Pour rebâtir l’identité collective, il faut se mettre à l’écoute de ses grands interprètes. C’est ce qui l’amène, au-delà de la figure de Dumont, à reprendre le dialogue avec les grandes figures qui ont travaillé sur cette référence, qui l’ont relayé, ou ont examiné sa part d’ombre. C’est ainsi que Cantin revient souvent sur l’œuvre de Groulx, que des commentateurs qui ne l’ont pas lu mais qui en parlent tout le temps enferment dans la caricature débilitante qu’en a fait Esther Délisle, ainsi que sur celles d’André Laurendeau, de Pierre Vadeboncoeur et de Gaston Miron. Il reprend aussi, dans la dernière partie de son livre, sa correspondance, avec Jean Bouthillette, qui permet à l’auteur du Canadien français et son double de revenir sur sa thèse, certainement une des plus lucides qui ait été formulé à propos de la tentation de la mort qui couve dans la condition québécoise.
Cantin présente son livre comme une contribution à la renaissance intellectuelle du souverainisme, qui n’aurait plus pour lui, comme il le suggère en conclusion, qu’une dernière chance. Vadeboncoeur ne disait-il pas : gouverner ou disparaître? Il semble que nous y sommes. Cantin voit dans l’indépendance « un acte de résistance contre les forces de déculturation et d’uniformisation que sécrète la modernité » (p.XVI). Cette conception de l’indépendance est à ressaisir, même si elle est souvent tue par les leaders du souverainisme officiel, occupée à suivre les modes jusqu’à s’essouffler derrière elles. Cantin en rajoute : « Être nationaliste, cela veut dire, pour moi, rester fidèle à ce néonationalisme issu de la Révolution tranquille et qui se trouve aujourd’hui de plus en plus remis en question par les souverainistes eux-mêmes, obnubilés par la nouvelle orthodoxie des identités ouvertes, plurielles, métissées, postmodernes, orthodoxie dont de nombreux universitaires se font les complices, quand ce ne sont pas les théoriciens » (p.15).

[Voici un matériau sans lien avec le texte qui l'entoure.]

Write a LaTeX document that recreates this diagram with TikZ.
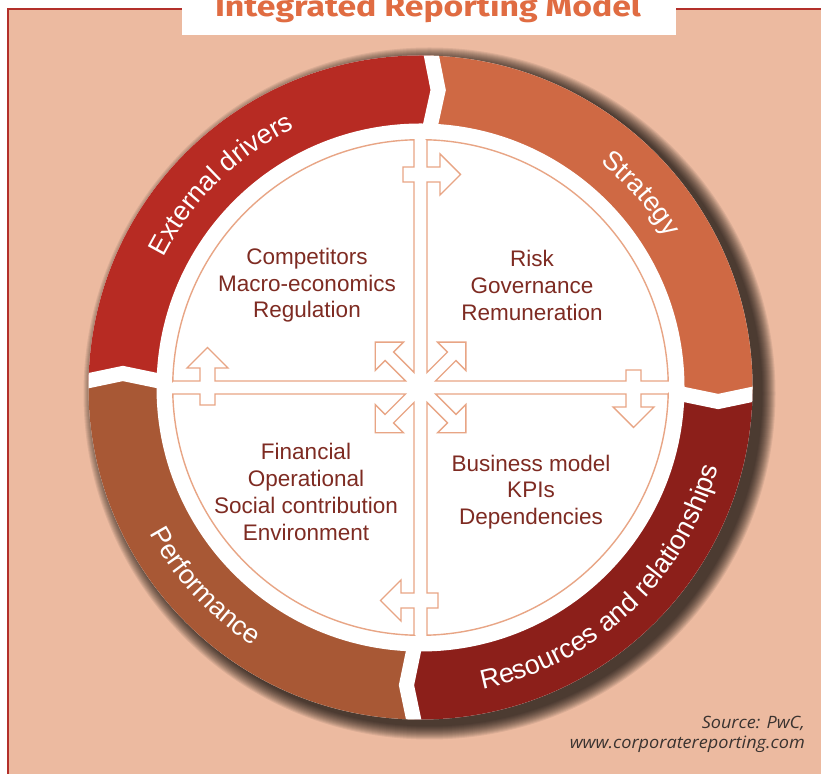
\documentclass[tikz,border=0pt]{standalone}
\usepackage{fontspec}
\setmainfont{Liberation Sans}
\newfontfamily\titlefont{Fira Sans}
\newfontfamily\srcfont{Open Sans}
\usetikzlibrary{decorations.text}
\definecolor{bgpeach}{HTML}{ECBAA0}
\definecolor{framered}{HTML}{B3302A}
\definecolor{titleorange}{HTML}{E06C42}
\definecolor{extred}{HTML}{B72B23}
\definecolor{stratorange}{HTML}{CF6944}
\definecolor{resred}{HTML}{8C1F1A}
\definecolor{perfbrown}{HTML}{A85835}
\definecolor{linecol}{HTML}{E8A585}
\definecolor{textred}{HTML}{7E2B22}
\definecolor{srcgray}{HTML}{3A3330}
\newcommand\ringfont{\fontsize{27}{30}\selectfont}
\tikzset{
  quad/.style={draw=linecol, line width=1.4pt, line join=miter},
  sepband/.style={draw=white, line width=15pt, line join=miter},
  innertext/.style={text=textred, align=center, font=\fontsize{22.5}{26.7}\selectfont, inner sep=0pt},
  ringlabel/.style={decorate, decoration={text along path, text align=center, text color=white}}
}
\begin{document}
\begin{tikzpicture}[x=1pt,y=1pt]
\useasboundingbox (0,0) rectangle (821,773);
\clip (0,0) rectangle (821,773);
\fill[white] (0,0) rectangle (821,773);
% frame
\fill[bgpeach] (8,764) rectangle (830,-10);
\draw[framered, line width=2.2pt] (8,-10) -- (8,764) -- (830,764);
% title
\fill[white] (182,780) rectangle (676,738);
\node[anchor=base, text=titleorange, inner sep=0pt] (title) at (428,756)
  {\resizebox{426pt}{\height}{\titlefont\bfseries\fontsize{28.5}{30}\selectfont Integrated Reporting Model}};
% shadow
\begin{scope}[shift={(429.5,379.5)}]
  \foreach \i in {0,...,13} {\fill[black, opacity=0.075] (0,0) circle ({332+14-\i});}
\end{scope}
% ring
\begin{scope}[shift={(420.5,385.5)}]
  \fill[white] (0,0) circle (332);
  \begin{scope}
    \clip (0,0) circle (332);
    \fill[extred] (179.5:250) -- (177.3:298) -- (179.5:345) arc[start angle=179.5, end angle=88.8, radius=345]
      -- (86.6:298) -- (88.8:250) arc[start angle=88.8, end angle=179.5, radius=250] -- cycle;
    \fill[stratorange] (88.8:250) -- (86.6:298) -- (88.8:345) arc[start angle=88.8, end angle=-0.5, radius=345]
      -- (-2.7:298) -- (-0.5:250) arc[start angle=-0.5, end angle=88.8, radius=250] -- cycle;
    \fill[resred] (-0.5:250) -- (-2.7:298) -- (-0.5:345) arc[start angle=-0.5, end angle=-90.5, radius=345]
      -- (-92.7:298) -- (-90.5:250) arc[start angle=-90.5, end angle=-0.5, radius=250] -- cycle;
    \fill[perfbrown] (-90.5:250) -- (-92.7:298) -- (-90.5:345) arc[start angle=-90.5, end angle=-180.5, radius=345]
      -- (-182.7:298) -- (-180.5:250) arc[start angle=-180.5, end angle=-90.5, radius=250] -- cycle;
    \foreach \t in {88.8,-0.5,-90.5,179.5} {\draw[sepband] (\t:240) -- ({\t-2.2}:298) -- (\t:350);}
  \end{scope}
  \fill[white] (0,0) circle (264);
  % cross with arrows
  \foreach \a in {0,-90,-180,-270} {
    \begin{scope}[rotate=\a]
      \draw[quad] (6.5,247.7) -- (6.5,220.5) -- (19.5,220.5) -- (19.5,233.5) -- (40,213) -- (19.5,192.5)
        -- (19.5,205.5) -- (6.5,205.5) -- (6.5,15) -- (26.9,35.4) -- (17,45.3) -- (45.3,45.3) -- (45.3,17)
        -- (35.4,26.9) -- (15,6.5) -- (205.5,6.5) -- (205.5,17.5) -- (220.5,17.5) -- (220.5,6.5) -- (247.7,6.5)
        arc[start angle=1.503, end angle=88.497, radius=247.8] -- cycle;
    \end{scope}
  }
  % ring labels
  \path[ringlabel, decoration={text={|\ringfont|External drivers}}] (174.5:288) arc[start angle=174.5, end angle=94.5, radius=288];
  \path[ringlabel, decoration={text={|\ringfont|Strategy}}] (76.4:288) arc[start angle=76.4, end angle=6.4, radius=288];
  \path[ringlabel, decoration={text={|\ringfont|Resources and relationships}}] (-91.7:308) arc[start angle=-91.7, end angle=-1.7, radius=308];
  \path[ringlabel, decoration={text={|\ringfont|Performance}}] (182.7:308) arc[start angle=182.7, end angle=262.7, radius=308];
\end{scope}
% inner texts
\node[innertext] (tl) at (307,487.7) {Competitors\\Macro-economics\\Regulation};
\node[innertext] (tr) at (532,487.7) {Risk\\Governance\\Remuneration};
\node[innertext] (bl) at (306,281) {Financial\\Operational\\Social contribution\\Environment};
\node[innertext] (br) at (531,281) {Business model\\KPIs\\Dependencies};
% source
\node[anchor=base east, text=srcgray, inner sep=0pt] (src1) at (805,45)
  {\resizebox{103pt}{\height}{\srcfont\itshape\fontsize{17}{20}\selectfont Source: PwC,}};
\node[anchor=base east, text=srcgray, inner sep=0pt] (src2) at (805,24)
  {\resizebox{235pt}{\height}{\srcfont\itshape\fontsize{17}{20}\selectfont www.corporatereporting.com}};
\end{tikzpicture}
\end{document}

Deux choses ressortent ici : d’abord, l’héritage de la Révolution tranquille est désormais à conserver. Il y a, si on préfère, dans le nationalisme québécois, une part inévitable de conservatisme, même s’il ne saurait évidemment s’y réduire, et même si on ne lui donnera probablement pas ce nom. Il n’a aucun intérêt, toutefois, à ne pas y consentir, ou pire encore, à la renier, au nom d’une absolue modernité devant laquelle il faudrait s’immoler culturellement. Ensuite, cette critique du souverainisme dénationalisé par Cantin, contemporaine de la crise de la conscience collective québécoise d’après 1995 retrouve aujourd’hui toute sa vigueur au moment où bien des péquistes sont tentés de renier la stratégie identitaire adoptée depuis 2007, comme si elle représentait un moment honteux de l’histoire récente du nationalisme, et qu’il fallait à nouveau, pour mettre l’indépendance au goût du jour, la vider de son contenu historique. On invite à nouveau les souverainistes à rompre avec l’identité nationale, condition apparemment d’un souverainisme inclusif.

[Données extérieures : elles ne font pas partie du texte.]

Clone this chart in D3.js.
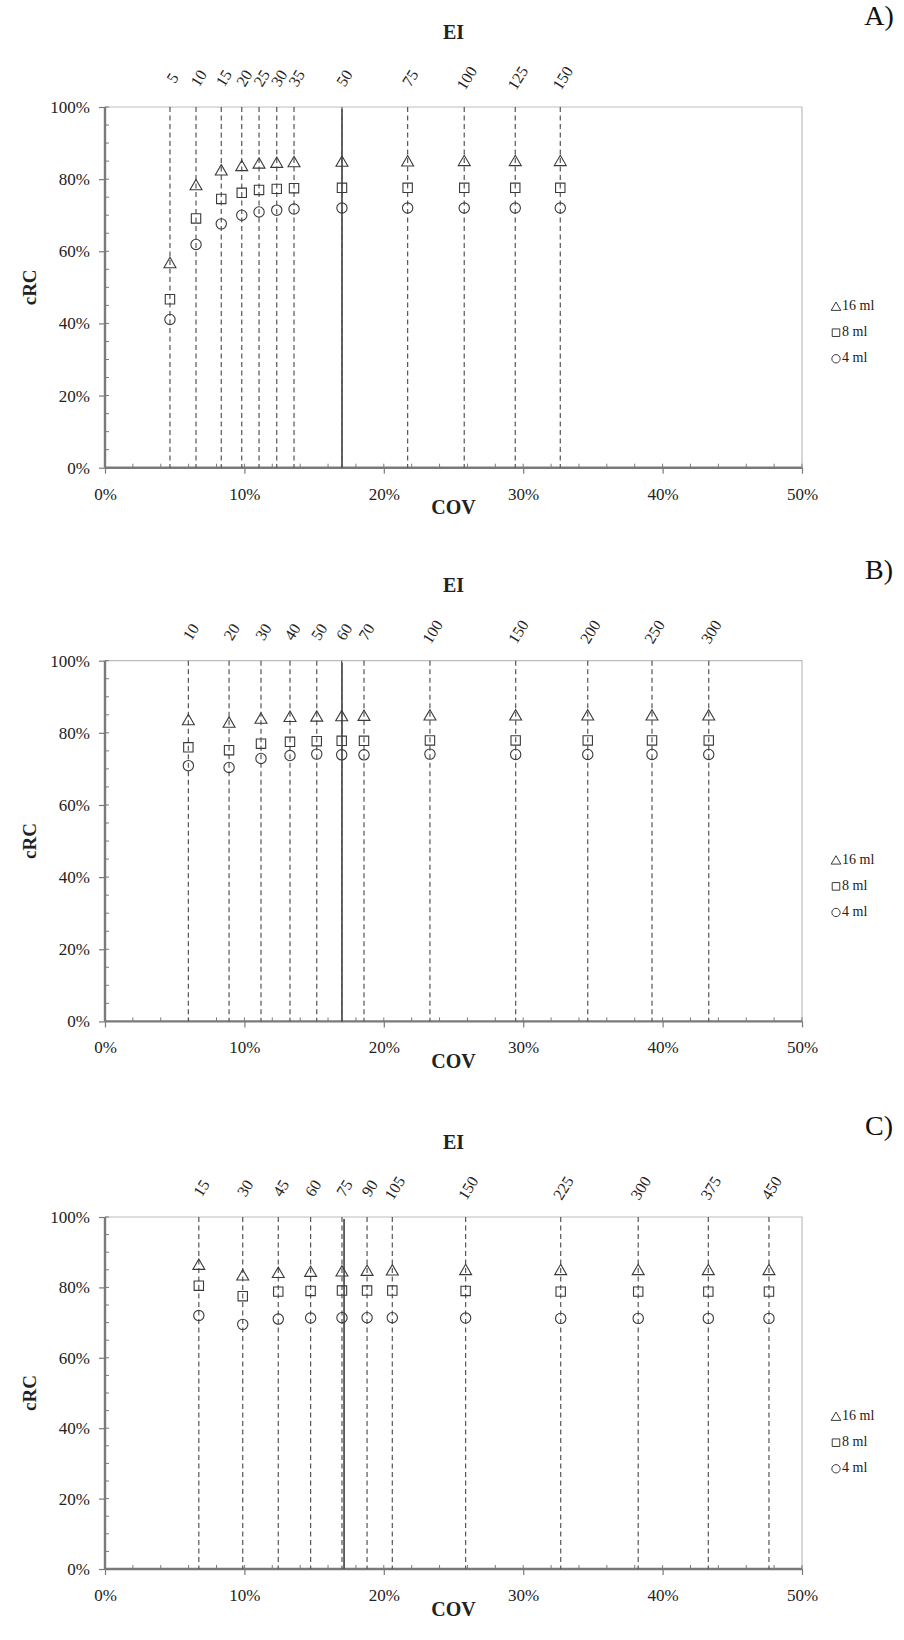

J’insiste ici : on l’aura noté, la plupart des textes de Cantin proviennent de la période post-référendaire, au moment où dominait le souverainisme pénitentiel, honteux, converti au multiculturalisme et dissimulant cela sous les traits d’un nationalisme pseudo-civique aussi torturé que suicidaire. C’était l’époque où régnaient les théoriciens d’un souverainisme aseptisé, moins soucieux de conduire les Québécois à l’indépendance et d’assurer leur survie que de traduire la souveraineté dans le langage de la rectitude politique. Ces textes sont-ils périmés parce que nous sommes sortis de cette période? Au contraire. On voit aujourd’hui que le virage identitaire du souverainisme depuis 2007 est remis en question par ceux-là même qui ont risqué de le tuer en voulant le conformer aux standards de la modernité à la canadienne et qui cherchent à revenir aux affaires. Autrement dit, c’est la même tentation de se délivrer du fardeau de l’identité québécoise, celle que Cantin tourne et retourne dans son livre pour mieux la comprendre et la combattre, qui remonte à la surface.

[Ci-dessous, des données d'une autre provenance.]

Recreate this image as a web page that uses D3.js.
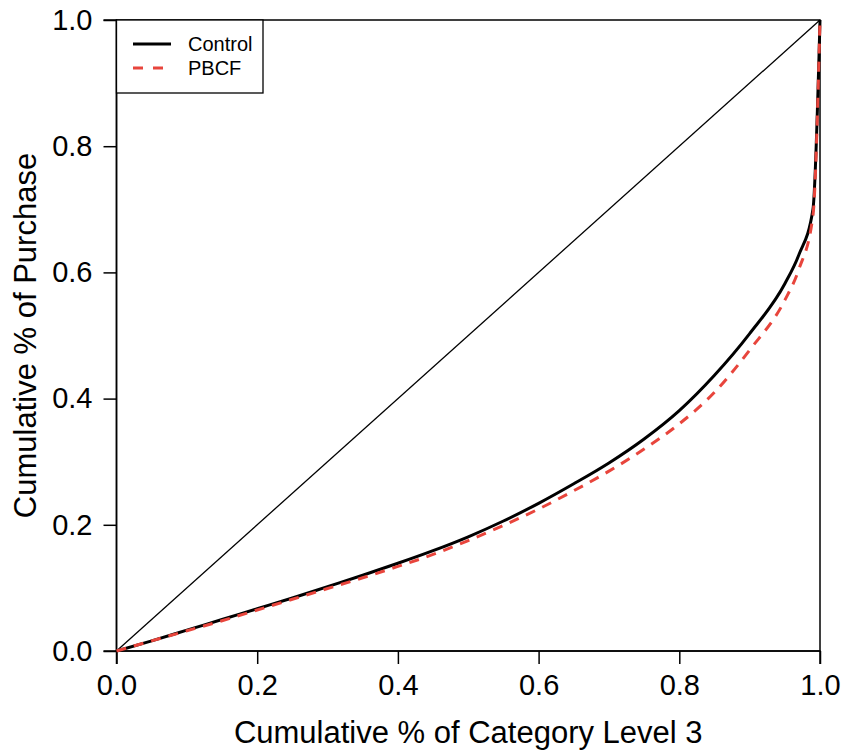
<!DOCTYPE html>
<html>
<head>
<meta charset="utf-8">
<script src="https://cdn.jsdelivr.net/npm/d3@7"></script>
<style>
  html, body { margin: 0; padding: 0; background: #fff; }
  svg { display: block; }
  text { font-family: "Liberation Sans", Arial, Helvetica, sans-serif; fill: #000; }
</style>
</head>
<body>
<svg id="chart" width="845" height="751"></svg>
<script>
// ---- data ----
const xShare = [0, 0.05, 0.1, 0.15, 0.2, 0.25, 0.3, 0.35, 0.4, 0.45, 0.5, 0.55, 0.6, 0.65, 0.7, 0.75, 0.8, 0.85, 0.9, 0.95, 0.97, 0.99, 1.0];
const controlValues = [0, 0.016, 0.033, 0.050, 0.067, 0.084, 0.102, 0.120, 0.139, 0.159, 0.181, 0.206, 0.234, 0.265, 0.298, 0.336, 0.381, 0.437, 0.503, 0.582, 0.628, 0.700, 1.0];
const pbcfValues    = [0, 0.016, 0.032, 0.048, 0.065, 0.082, 0.099, 0.116, 0.134, 0.153, 0.175, 0.199, 0.225, 0.254, 0.285, 0.320, 0.360, 0.410, 0.477, 0.556, 0.605, 0.690, 1.0];
const tickValues = [0, 0.2, 0.4, 0.6, 0.8, 1.0];
const tickLabels = ["0.0", "0.2", "0.4", "0.6", "0.8", "1.0"];
const seriesNames = ["Control", "PBCF"];
const xTitle = "Cumulative % of Category Level 3";
const yTitle = "Cumulative % of Purchase";

// ---- layout ----
const svg = d3.select("#chart");
const pLeft = 116.5, pRight = 820, pTop = 20, pBottom = 651;
const x = d3.scaleLinear().domain([0, 1]).range([pLeft, pRight]);
const y = d3.scaleLinear().domain([0, 1]).range([pBottom, pTop]);

// box
svg.append("rect")
  .attr("x", pLeft).attr("y", pTop)
  .attr("width", pRight - pLeft).attr("height", pBottom - pTop)
  .attr("fill", "none").attr("stroke", "#000").attr("stroke-width", 1.5);

// axes
const fmt = (d) => tickLabels[tickValues.indexOf(d)];
const xAxis = svg.append("g").attr("transform", `translate(0,${pBottom})`)
  .call(d3.axisBottom(x).tickValues(tickValues).tickFormat(fmt).tickSize(13).tickPadding(10));
const yAxis = svg.append("g").attr("transform", `translate(${pLeft},0)`)
  .call(d3.axisLeft(y).tickValues(tickValues).tickFormat(fmt).tickSize(13).tickPadding(11));
[xAxis, yAxis].forEach(g => {
  g.select(".domain").attr("stroke", "#000").attr("stroke-width", 1.5);
  g.selectAll(".tick line").attr("stroke", "#000").attr("stroke-width", 1.5);
  g.selectAll(".tick text")
    .style("font-family", '"Liberation Sans", Arial, sans-serif')
    .style("font-size", "29px").attr("fill", "#000");
});
xAxis.select(".domain").attr("d", `M${pLeft},13V0H${pRight}V13`);
yAxis.select(".domain").attr("d", `M-13,${pTop}H0V${pBottom}H-13`);

// axis titles
svg.append("text")
  .attr("x", (pLeft + pRight) / 2).attr("y", 743)
  .attr("text-anchor", "middle").style("font-size", "31px")
  .text(xTitle);
svg.append("text")
  .attr("transform", `translate(36,${(pTop + pBottom) / 2}) rotate(-90)`)
  .attr("text-anchor", "middle").style("font-size", "31px")
  .text(yTitle);

// equality line
svg.append("line")
  .attr("x1", x(0)).attr("y1", y(0)).attr("x2", x(1)).attr("y2", y(1))
  .attr("stroke", "#000").attr("stroke-width", 1.3);

// curves
const line = (vals) => d3.line()
  .x((d, i) => x(xShare[i]))
  .y(d => y(d))
  .curve(d3.curveMonotoneX)(vals);

svg.append("path")
  .attr("d", line(controlValues))
  .attr("fill", "none").attr("stroke", "#000").attr("stroke-width", 3);
svg.append("path")
  .attr("d", line(pbcfValues))
  .attr("fill", "none").attr("stroke", "#e8453c").attr("stroke-width", 3)
  .attr("stroke-dasharray", "10,8");

// legend
const lg = svg.append("g");
lg.append("rect")
  .attr("x", pLeft).attr("y", pTop).attr("width", 263 - pLeft).attr("height", 93 - pTop)
  .attr("fill", "#fff").attr("stroke", "#000").attr("stroke-width", 1.3);
const legendStyles = [
  { stroke: "#000", dash: null },
  { stroke: "#e8453c", dash: "10,10" }
];
seriesNames.forEach((name, i) => {
  const ly = 44 + i * 24;
  lg.append("line")
    .attr("x1", 133).attr("x2", 171).attr("y1", ly).attr("y2", ly)
    .attr("stroke", legendStyles[i].stroke).attr("stroke-width", 3)
    .attr("stroke-dasharray", legendStyles[i].dash);
  lg.append("text")
    .attr("x", 188).attr("y", ly + 7)
    .style("font-size", "20px")
    .text(name);
});
</script>
</body>
</html>
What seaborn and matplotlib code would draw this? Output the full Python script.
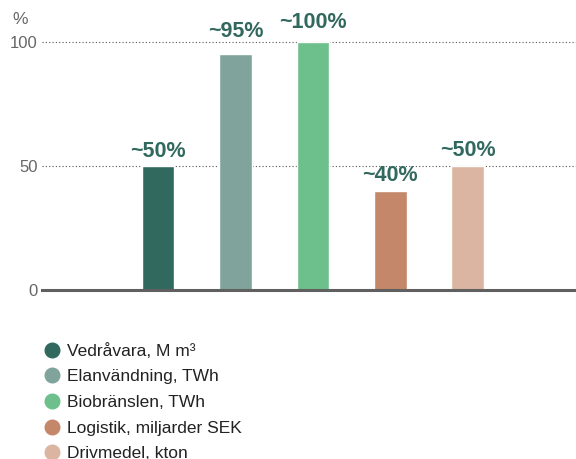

Je me permettrai de terminer cette recension sur une note un peu plus personnelle. Chaque fois que j’ai parlé, en classe, avec mes étudiants, de l’œuvre de Fernand Dumont, j’ai constaté qu’elle rejoignait chez certains d’entre eux, souvent les plus éveillés, des aspirations au cœur de leur quête intellectuelle, qui est aussi, plus souvent qu’autrement, une quête existentielle. L’œuvre de Dumont leur permet de nommer des préoccupations au cœur de la condition québécoise et de les investir dans le domaine intellectuel. Sans aucun doute, Serge Cantin nous montre que l’œuvre de Dumont demeure absolument nourricière, pour peu qu’on se tourne vers elle, et ceux qui aujourd’hui, espèrent encore l’indépendance auraient avantage à s’y replonger, tout comme ils devraient lire La souveraineté dans l’impasse, un livre indispensable qui pourrait contribuer à nous sortir de cette dernière. N’est-ce pas en lisant les grands qu’on s’élève soi-même?